As Marcus drives us into Salvador, through a dramatic avenue of interlocking bamboo where revolutionaries hid planes during the war, he warns us to be on our guard at night in Salvador as not only will people try and pickpocket us, but men will try and sell us sex on every street corner. Apparently. 

He's full of fascinating information about the city of his birth, a city spread around the second largest bay in the world and comprising three million people, of whom 80% are of African descent. We discuss the current corruption scandal gripping politics in the country and are given a lesson in the history of slavery before we reach our destination, the Unesco world heritage district of Pelourinho in the heart of the old town, so named because it means 'whipping post'. Masters used to publicly flog their slaves to death in the main square.
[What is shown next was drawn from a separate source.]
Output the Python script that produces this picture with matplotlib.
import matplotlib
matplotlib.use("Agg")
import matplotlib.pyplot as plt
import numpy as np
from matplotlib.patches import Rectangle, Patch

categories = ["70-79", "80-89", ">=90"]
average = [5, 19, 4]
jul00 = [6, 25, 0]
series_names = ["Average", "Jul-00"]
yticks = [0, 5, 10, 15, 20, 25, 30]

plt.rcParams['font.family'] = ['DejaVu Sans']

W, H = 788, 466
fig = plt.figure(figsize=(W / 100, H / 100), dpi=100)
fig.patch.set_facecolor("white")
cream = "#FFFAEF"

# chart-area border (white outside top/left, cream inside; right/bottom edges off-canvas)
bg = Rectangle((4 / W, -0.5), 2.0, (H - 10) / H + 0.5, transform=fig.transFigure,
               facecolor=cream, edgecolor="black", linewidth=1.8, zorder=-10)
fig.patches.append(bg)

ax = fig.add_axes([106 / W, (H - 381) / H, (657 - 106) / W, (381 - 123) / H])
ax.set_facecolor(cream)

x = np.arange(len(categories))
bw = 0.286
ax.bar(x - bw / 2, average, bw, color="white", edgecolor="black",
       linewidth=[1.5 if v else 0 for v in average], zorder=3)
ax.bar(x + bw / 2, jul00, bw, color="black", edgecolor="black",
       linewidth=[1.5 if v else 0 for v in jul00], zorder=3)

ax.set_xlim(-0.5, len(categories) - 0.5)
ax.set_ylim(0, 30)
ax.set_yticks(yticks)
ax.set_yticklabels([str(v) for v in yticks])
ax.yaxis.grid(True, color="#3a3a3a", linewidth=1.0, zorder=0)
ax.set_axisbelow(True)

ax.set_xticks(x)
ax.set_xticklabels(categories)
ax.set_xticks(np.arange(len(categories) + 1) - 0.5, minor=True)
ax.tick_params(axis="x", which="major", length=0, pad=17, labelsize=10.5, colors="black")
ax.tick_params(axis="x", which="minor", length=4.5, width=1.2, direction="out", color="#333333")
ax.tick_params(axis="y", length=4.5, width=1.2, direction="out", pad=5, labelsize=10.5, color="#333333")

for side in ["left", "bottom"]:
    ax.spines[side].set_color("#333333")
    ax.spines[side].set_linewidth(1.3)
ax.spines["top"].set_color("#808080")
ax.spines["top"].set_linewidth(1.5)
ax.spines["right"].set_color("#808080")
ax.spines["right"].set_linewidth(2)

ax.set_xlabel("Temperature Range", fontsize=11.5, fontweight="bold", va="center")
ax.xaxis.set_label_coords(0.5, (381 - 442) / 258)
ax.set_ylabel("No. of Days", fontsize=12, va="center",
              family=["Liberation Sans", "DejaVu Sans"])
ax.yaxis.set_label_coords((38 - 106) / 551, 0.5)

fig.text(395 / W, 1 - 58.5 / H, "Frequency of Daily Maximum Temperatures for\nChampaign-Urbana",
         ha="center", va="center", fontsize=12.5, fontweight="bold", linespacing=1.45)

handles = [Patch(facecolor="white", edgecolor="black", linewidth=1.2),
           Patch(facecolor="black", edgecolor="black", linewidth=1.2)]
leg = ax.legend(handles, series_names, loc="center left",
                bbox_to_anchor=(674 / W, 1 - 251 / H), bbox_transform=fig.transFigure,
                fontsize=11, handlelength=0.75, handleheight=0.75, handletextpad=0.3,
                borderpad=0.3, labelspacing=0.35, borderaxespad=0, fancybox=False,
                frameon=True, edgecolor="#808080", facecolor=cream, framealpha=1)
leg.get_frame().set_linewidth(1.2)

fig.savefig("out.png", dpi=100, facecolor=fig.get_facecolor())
Marcus drops us at our hotel, Casa do Ameralindo, an old house on a cobbled street that's been restored into a gorgeous boutique hotel. After check-in we take lunch in the little garden terrace, wolfing down a tangy mango, papaya and shrimp salad accompanied by the local beer, which is called Schin. 
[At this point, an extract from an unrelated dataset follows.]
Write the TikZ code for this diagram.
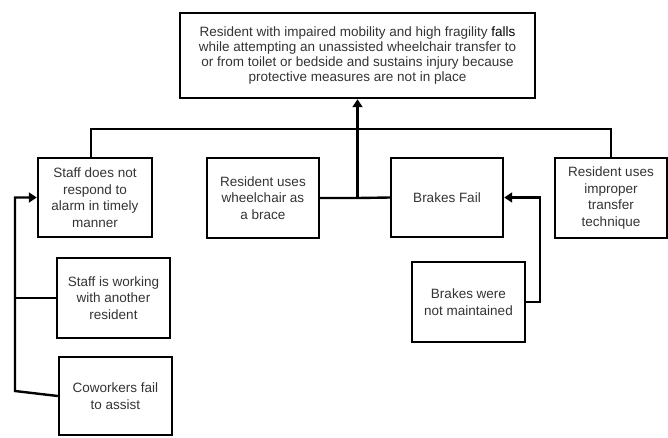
\documentclass[tikz,border=0pt]{standalone}
\usepackage{fontspec}
\setmainfont{Liberation Sans}
\usetikzlibrary{arrows.meta}
\definecolor{txt}{HTML}{333333}
\tikzset{
  box/.style={draw=black, line width=2.4pt, align=center, text=txt, inner sep=2pt,
    font=\fontsize{13.5}{16.5}\selectfont},
  conn/.style={line width=2.4pt},
  arr/.style={conn, -{Triangle[width=10pt,length=8pt]}}
}
\begin{document}
\begin{tikzpicture}[x=1pt,y=-1pt]
\useasboundingbox (0,0) rectangle (668,437);
\node[box, minimum width=355pt, minimum height=85pt, font=\fontsize{13.5}{15}\selectfont] (top) at (357.5,55.5)
  {Resident with impaired mobility and high fragility \textcolor{black}{falls}\\
   while attempting an unassisted wheelchair transfer to\\
   or from toilet or bedside and sustains injury because\\
   protective measures are not in place};
\node[box, minimum width=114pt, minimum height=79pt] (staff) at (95,197.5)
  {Staff does not\\respond to\\alarm in timely\\manner};
\node[box, minimum width=112pt, minimum height=80pt] (brace) at (263,198)
  {Resident uses\\wheelchair as\\a brace};
\node[box, minimum width=112pt, minimum height=79pt] (brakes) at (447,197.5)
  {Brakes Fail};
\node[box, minimum width=112pt, minimum height=80pt] (improper) at (611,198)
  {Resident uses\\improper\\transfer\\technique};
\node[box, minimum width=113pt, minimum height=80pt] (working) at (113.5,298)
  {Staff is working\\with another\\resident};
\node[box, minimum width=113pt, minimum height=78pt] (cowork) at (115.5,396)
  {Coworkers fail\\to assist};
\node[box, minimum width=113pt, minimum height=80pt] (maint) at (468.5,302)
  {Brakes were\\not maintained};

\coordinate (hl) at (91,129);
\coordinate (hr) at (611,129);
\coordinate (j) at (357.5,198);
\coordinate (lft) at (15,391);
\coordinate (lw) at (15,298);
\coordinate (rt) at (540,302);

\draw[conn] (staff.north -| hl) -- (hl) -- (hr) -- (improper.north);
\draw[arr] (j) -- (top.south);
\draw[conn] (brace.east) -- (j) -- (brakes.west);
\draw[arr] (cowork.west) -- (lft) |- (staff.west);
\draw[conn] (working.west) -- (lw);
\draw[arr] (maint.east) -- (rt) |- (brakes.east);
\end{tikzpicture}
\end{document}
As a stronghold of Catholicism, Salvador is home to 237 churches, many of the most elaborate here in Pelourinho and according to our schedule Marcus is due to show us some as part of our city tour tomorrow. However, with it being Good Friday then, many of the famous statues will be draped in black so he recommends we try and visit the most impressive ourselves this afternoon.

With the clock ticking before they close we race to the Igresa do Rosario dos Pretos (Church of the Rosary of Black Men), which was constructed over the course of 100 years by slaves. Periwinkle blue on the outside, inside it has depictions of Christ and various saints as black men, hiding the roots of the slaves' own Condomblé religion in plain sight.

Next up is the Church of St Peter and then we make it to the grand, most famous church of them all, Igreja Sao Francisco. They've just closed it but after begging for a glimpse the doorman relents and we are ushered into its gold-plated magnificence all by ourselves. It's pretty jaw-dropping, a baroque masterpiece to which pictures do no justice. I've never seen anything quite like it.

By now, we're shattered so following a quick siesta, we head up to the rooftop bar in our hotel for a caipirinha - far too sour for me - and then wander to the theatre for a performance by the Balé Folclórico da Bahia. An hour-long display of the music and dances of the Bahian people, we are treated to chants and invocations of Condomblé, performed in enormous costumes, praising and telling the stories of the African gods (Orixá), finishing with the ritual fighting of Capoeira and a group Samba. 

We finish the evening with dinner at a restaurant called Cuco in the little square named Cruzeiro de San Francisco, watching a band play through the windows in the tropical heat while we dine in the air-conditioned interior. It seems there's music everywhere as during the short stroll back to our hotel, band after band are playing in every public space and restaurant. We stop and catch the odd tune but bed is calling with an even more potent song of the siren.